**What needs to be done:**
Print exactly the lines from the first one down to the line containing "-0.0386, -0.0435, -0.0449];", both ends included, with no pictures and nothing else.

**Dataset section:**
* Start *
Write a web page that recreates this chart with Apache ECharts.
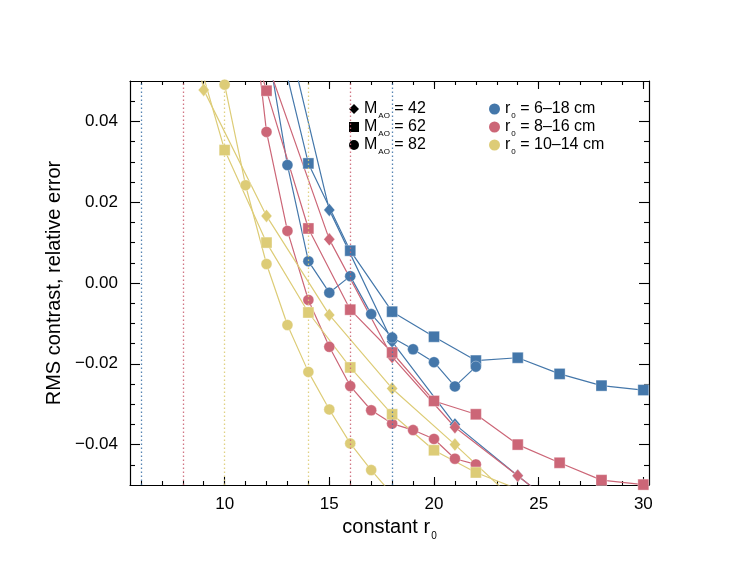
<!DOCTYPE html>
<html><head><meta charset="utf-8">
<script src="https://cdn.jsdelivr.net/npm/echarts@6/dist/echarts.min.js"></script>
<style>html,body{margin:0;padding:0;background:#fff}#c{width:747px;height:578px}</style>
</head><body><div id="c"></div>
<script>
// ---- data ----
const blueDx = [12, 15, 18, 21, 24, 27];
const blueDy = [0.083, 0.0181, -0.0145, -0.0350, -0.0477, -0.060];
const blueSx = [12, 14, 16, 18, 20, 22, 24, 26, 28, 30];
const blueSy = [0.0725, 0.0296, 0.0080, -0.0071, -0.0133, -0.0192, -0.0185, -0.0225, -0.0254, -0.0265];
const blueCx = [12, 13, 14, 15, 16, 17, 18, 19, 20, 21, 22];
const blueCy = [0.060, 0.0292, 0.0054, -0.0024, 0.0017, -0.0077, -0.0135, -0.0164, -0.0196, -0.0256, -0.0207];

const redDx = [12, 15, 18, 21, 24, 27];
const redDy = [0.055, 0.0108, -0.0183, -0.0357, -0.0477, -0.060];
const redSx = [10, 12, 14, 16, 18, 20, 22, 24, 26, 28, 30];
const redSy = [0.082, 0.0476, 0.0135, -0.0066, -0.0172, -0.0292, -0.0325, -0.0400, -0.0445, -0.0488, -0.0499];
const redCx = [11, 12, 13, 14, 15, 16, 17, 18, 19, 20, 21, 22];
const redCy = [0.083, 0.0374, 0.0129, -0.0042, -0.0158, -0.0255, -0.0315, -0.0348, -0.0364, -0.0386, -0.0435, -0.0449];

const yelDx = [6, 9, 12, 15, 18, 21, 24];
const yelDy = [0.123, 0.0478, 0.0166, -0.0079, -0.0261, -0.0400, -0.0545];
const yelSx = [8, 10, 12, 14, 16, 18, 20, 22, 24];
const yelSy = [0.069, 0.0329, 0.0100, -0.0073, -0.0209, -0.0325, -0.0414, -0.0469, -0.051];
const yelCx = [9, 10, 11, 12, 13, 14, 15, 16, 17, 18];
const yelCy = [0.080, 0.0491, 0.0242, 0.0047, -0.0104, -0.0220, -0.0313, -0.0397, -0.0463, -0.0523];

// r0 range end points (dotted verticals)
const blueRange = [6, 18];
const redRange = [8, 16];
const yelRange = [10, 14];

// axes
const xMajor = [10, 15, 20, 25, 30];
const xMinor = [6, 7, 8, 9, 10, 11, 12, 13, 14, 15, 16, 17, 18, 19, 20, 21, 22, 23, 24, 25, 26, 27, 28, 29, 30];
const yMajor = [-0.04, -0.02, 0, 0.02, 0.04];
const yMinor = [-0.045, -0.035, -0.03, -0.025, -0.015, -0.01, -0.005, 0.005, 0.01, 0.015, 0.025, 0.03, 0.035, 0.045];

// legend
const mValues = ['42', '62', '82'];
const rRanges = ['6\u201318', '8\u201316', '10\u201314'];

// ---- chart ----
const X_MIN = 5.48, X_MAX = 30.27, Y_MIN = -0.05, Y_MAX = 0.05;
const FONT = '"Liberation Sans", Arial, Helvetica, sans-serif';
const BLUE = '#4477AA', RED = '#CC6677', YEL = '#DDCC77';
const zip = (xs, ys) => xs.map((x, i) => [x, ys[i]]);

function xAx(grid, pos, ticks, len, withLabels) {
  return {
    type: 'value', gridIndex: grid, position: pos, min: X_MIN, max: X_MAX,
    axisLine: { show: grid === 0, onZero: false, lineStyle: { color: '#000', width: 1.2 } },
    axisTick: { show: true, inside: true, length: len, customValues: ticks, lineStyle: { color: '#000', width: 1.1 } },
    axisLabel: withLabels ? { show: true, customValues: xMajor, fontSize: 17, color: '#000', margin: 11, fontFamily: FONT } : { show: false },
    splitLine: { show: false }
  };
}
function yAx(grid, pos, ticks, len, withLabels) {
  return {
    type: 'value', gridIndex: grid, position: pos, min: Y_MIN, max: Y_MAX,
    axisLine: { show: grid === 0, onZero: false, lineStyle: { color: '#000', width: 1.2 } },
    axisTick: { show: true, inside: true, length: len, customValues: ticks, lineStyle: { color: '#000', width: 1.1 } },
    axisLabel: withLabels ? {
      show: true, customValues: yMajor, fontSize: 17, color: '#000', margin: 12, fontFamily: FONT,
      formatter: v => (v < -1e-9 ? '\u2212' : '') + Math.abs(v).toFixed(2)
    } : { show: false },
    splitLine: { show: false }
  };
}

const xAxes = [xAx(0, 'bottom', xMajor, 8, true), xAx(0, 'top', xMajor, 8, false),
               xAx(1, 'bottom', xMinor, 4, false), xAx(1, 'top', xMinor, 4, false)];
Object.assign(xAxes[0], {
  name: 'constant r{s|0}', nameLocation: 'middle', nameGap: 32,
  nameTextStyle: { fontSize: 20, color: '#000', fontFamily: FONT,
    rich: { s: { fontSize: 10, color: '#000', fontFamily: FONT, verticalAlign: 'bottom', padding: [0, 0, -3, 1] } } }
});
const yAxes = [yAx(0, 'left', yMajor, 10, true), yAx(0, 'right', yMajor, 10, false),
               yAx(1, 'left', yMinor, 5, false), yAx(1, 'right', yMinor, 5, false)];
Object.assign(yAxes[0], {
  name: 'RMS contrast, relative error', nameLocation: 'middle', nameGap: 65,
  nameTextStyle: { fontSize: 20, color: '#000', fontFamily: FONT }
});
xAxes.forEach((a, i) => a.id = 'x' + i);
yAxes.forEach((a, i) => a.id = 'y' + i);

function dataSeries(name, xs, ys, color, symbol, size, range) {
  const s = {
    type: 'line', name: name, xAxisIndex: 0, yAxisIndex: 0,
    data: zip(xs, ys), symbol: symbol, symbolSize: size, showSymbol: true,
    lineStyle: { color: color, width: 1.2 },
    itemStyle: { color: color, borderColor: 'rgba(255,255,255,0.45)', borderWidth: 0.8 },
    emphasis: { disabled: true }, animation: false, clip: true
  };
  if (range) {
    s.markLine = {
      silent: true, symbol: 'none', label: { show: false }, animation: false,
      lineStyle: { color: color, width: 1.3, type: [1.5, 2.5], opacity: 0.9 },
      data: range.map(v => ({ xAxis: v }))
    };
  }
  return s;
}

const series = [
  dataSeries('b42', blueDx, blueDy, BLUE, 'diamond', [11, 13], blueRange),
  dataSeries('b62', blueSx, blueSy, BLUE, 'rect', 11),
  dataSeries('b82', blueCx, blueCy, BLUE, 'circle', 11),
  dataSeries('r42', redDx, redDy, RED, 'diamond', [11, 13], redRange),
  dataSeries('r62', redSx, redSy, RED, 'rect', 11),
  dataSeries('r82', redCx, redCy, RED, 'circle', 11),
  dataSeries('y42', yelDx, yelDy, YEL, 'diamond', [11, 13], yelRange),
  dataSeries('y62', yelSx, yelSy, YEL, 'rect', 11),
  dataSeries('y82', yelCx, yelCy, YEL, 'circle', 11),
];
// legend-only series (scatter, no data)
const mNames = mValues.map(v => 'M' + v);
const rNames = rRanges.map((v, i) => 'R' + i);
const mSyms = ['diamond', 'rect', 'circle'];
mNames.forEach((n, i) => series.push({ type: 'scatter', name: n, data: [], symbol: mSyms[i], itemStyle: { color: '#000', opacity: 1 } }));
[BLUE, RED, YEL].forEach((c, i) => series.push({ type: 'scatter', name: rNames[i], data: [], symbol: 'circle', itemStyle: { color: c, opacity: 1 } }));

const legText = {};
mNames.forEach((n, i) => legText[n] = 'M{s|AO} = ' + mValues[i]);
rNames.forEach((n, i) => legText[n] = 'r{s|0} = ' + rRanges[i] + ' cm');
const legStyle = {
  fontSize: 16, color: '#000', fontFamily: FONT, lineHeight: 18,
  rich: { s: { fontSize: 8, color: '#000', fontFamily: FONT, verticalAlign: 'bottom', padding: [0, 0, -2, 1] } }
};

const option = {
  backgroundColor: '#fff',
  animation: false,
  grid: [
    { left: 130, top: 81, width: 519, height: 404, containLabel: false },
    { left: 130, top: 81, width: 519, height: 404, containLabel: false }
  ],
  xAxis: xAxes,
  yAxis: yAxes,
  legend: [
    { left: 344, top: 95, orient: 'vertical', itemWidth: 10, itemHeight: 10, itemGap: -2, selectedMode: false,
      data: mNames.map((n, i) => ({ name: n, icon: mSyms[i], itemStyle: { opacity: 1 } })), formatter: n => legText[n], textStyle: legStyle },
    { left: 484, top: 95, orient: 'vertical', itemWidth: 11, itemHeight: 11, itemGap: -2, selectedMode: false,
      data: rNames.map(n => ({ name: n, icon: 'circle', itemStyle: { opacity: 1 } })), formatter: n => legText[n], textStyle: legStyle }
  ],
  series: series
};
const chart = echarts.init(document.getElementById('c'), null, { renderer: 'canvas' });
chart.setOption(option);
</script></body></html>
* End *
**Answer to this exercise:**
Write a web page that recreates this chart with Apache ECharts.
<!DOCTYPE html>
<html><head><meta charset="utf-8">
<script src="https://cdn.jsdelivr.net/npm/echarts@6/dist/echarts.min.js"></script>
<style>html,body{margin:0;padding:0;background:#fff}#c{width:747px;height:578px}</style>
</head><body><div id="c"></div>
<script>
// ---- data ----
const blueDx = [12, 15, 18, 21, 24, 27];
const blueDy = [0.083, 0.0181, -0.0145, -0.0350, -0.0477, -0.060];
const blueSx = [12, 14, 16, 18, 20, 22, 24, 26, 28, 30];
const blueSy = [0.0725, 0.0296, 0.0080, -0.0071, -0.0133, -0.0192, -0.0185, -0.0225, -0.0254, -0.0265];
const blueCx = [12, 13, 14, 15, 16, 17, 18, 19, 20, 21, 22];
const blueCy = [0.060, 0.0292, 0.0054, -0.0024, 0.0017, -0.0077, -0.0135, -0.0164, -0.0196, -0.0256, -0.0207];

const redDx = [12, 15, 18, 21, 24, 27];
const redDy = [0.055, 0.0108, -0.0183, -0.0357, -0.0477, -0.060];
const redSx = [10, 12, 14, 16, 18, 20, 22, 24, 26, 28, 30];
const redSy = [0.082, 0.0476, 0.0135, -0.0066, -0.0172, -0.0292, -0.0325, -0.0400, -0.0445, -0.0488, -0.0499];
const redCx = [11, 12, 13, 14, 15, 16, 17, 18, 19, 20, 21, 22];
const redCy = [0.083, 0.0374, 0.0129, -0.0042, -0.0158, -0.0255, -0.0315, -0.0348, -0.0364, -0.0386, -0.0435, -0.0449];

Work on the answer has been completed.